Кстати, в других частях бывшего СССР дело обстояло примерно так же. Несмотря на повторяющуюся от республики к республике пестроту этнического состава, молодые страны бывшей Средней Азии тоже дружно проигнорировали федерализм как способ сглаживания межэтнических трений, причем здесь, в отличие, скажем, от Южного Кавказа, Украины или Молдовы, не наблюдалось даже малейших признаков общественных или политических дискуссий на указанную тему.

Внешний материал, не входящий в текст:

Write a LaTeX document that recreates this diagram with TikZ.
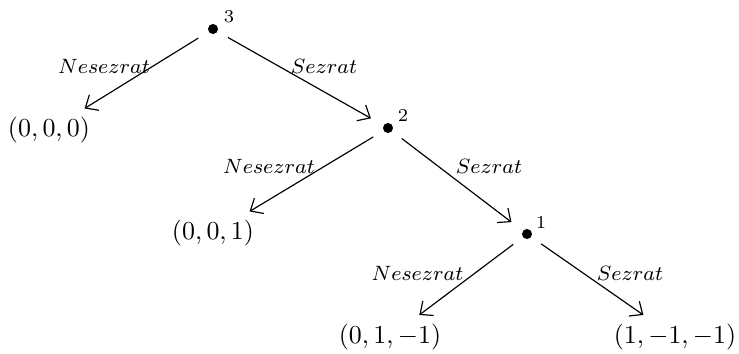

В этом регионе суверенитет трактовался еще догматичнее, поскольку процесс созидания новых наций на фактически пустом месте вынужденно шел ускоренными темпами: для местных элит государственность оказалась нежданным ребенком, ее не желали и за нее не боролись, она застала врасплох, но деваться от нее в 1991 году было некуда. «Пока существовал Советский Союз, западные наблюдатели считали непреложной истиной, что национализм и коммунизм исключают друг друга и что советская национальная политика направлена на русификацию нерусского населения под знаменем социалистического интернационализма, – пишет американский историк. – Но советская действительность разительно отличалась от подобных спекуляций»[64]. Подмечено вполне точно: именно марксистский интернационализм советского толка вскормил и выпестовал националистические культуры Средней Азии. Более того, огромная работа ушедшего советского государства по подъему самосознания среднеазиатских народов не только не пропала напрасно, но генерировала основной субстрат, из которого лепилась потом новая политическая идентичность, не предполагавшая ни малейших намеков на вертикальное разделение полномочий между этническими группами[65].